Here are the Champions!!

Written by Michelle Lee, Journalist, Editor

For all the tennis fans out there:

The Australian Open finished up just last week. The champions were Caroline Wozniacki (Denmark) for the women’s singles, and Roger Federer (Switzerland) for the men’s singles.

While these winners deserved their first place trophies, there were many players who achieved records and displayed wonderful matches. Some matches went on for hours, in the grueling Melbourne heat, while others ended rather quickly, with one side obliterating the other.

In my opinion, Federer and Wozniacki had relatively easy draws to begin with.

In the first and second rounds, last year’s champion Federer, dubbed the Swiss maestro, played unseeded Aljaz Bedene from Slovenia and also unseeded Jan-Lennard Struff from Germany. The Swiss swiftly moved into the 3rd round, where he defeated 29th seed Richard Gasquet from France in straight sets. In the 4th round, unseeded Hungarian Marton Fucsovics proved to be no match for Federer, who easily reached the quarterfinals and beat 19th seed Tomas Berdych from the Czech Republic.
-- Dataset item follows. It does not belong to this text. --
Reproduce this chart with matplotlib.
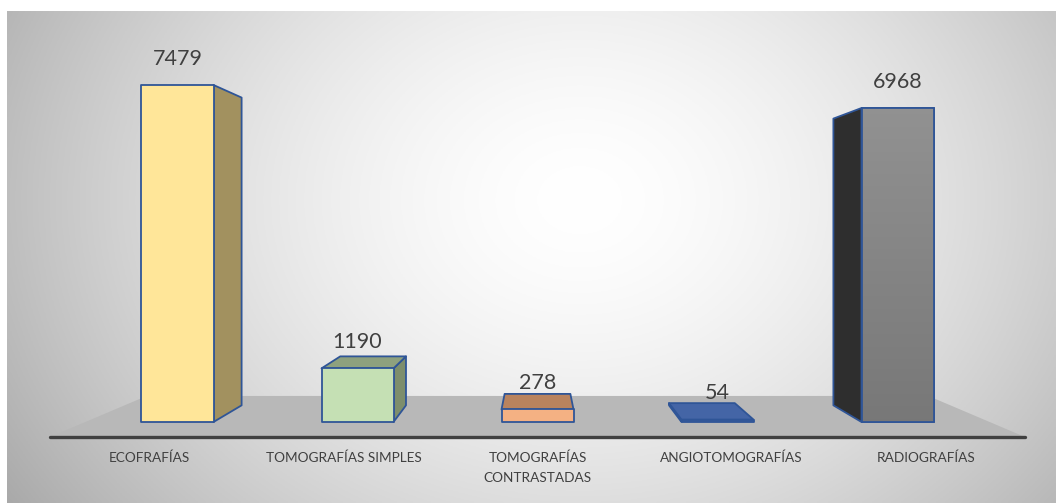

In the semifinals, Roger Federer met unseeded South Korean Hyeon Chung, who had triumphed over 32nd seed Mischa Zverev, 4th seed Alexander Zverev, 14th seed Novak Djokovic, in the 1st, 3rd, and 4th rounds, respectively. Novak Djokovic, a 12 time grand slam champion, had been suffering an elbow injury from the previous season. Unfortunately Chung, who was suffering from painful foot blisters, had to retire the match, which ended at 1-6, 2-5, in Federer’s favor. Despite this bittersweet victory for Federer, and frustrating defeat for Chung, the latter broke numerous records, including becoming the first Korean tennis player–male of female–to reach the quarterfinals of any grand slam. And that’s just the icing on the cake. To top it off, he also became the first Korean to reach the semifinals of the tournament and receive the highest ranking any Korean has gotten–World No. 29 (before the tournament he was world No. 58).

Thus, with the win over Chung, Federer secured his position in the finals, where he would prevail against 6th seeded Marin Cilic from Croatia in 5 sets. Cilic only won one grand slam before–the 2014 US Open, against Japanese player Kei Nishikori.

Federer’s  main Grand slam rivals Nadal and Djokovic could not advance further in the tournament mainly due to injuries, and Andy Murray had to withdraw before the tournament even started because of a hip injury. Other able competitors like Juan del Potro, David Goffin, and countryman Wawrinka did not advance further to meet Federer, either. While Roger Federer was able to make his comeback at age 37, which is a relatively old age for tennis, his path to victory was aided by an easy draw and absence of competent players in the later stages of the tournament. 

Hyeon Chung celebrates after a point in AO 2018.

Similarly, 2nd seed Dutch Caroline Wozniacki did not play anyone who had won a grand slam, only 2 seeded players, whom she both easily defeated in 2 sets. Her opponent in the finals, Romanian Simona Halep, who was No. 1 seed in the tournament and No. 1 in the world at the time, had played lengthy and tough matches, one of which included a 48 game match (3 hour 45 minutes) against American Lauren Davis in the 3rd round. Halep then defeated rising tennis star Naomi Osaka from Japan in the 4th round and 6th seeded Karolina Pliskova from the Czech Republic in the quarterfinals to reach the semifinals, where she played another long match against 2016 Champion Angelique Kerber from Germany. Halep eventually prevailed in a 35 game match. While Wozniacki fought hard to reach each consecutive stage of the tournament( she saved multiple match points in earlier matches), she seemed to have an easier draw than the No. 1 seed had . 

Both Federer and Wozniacki played with skill and resilience, and deserved their first places, but their performances were also accompanied by the equally amazing performances from many other unseeded and even no-Grand slam, seeded players.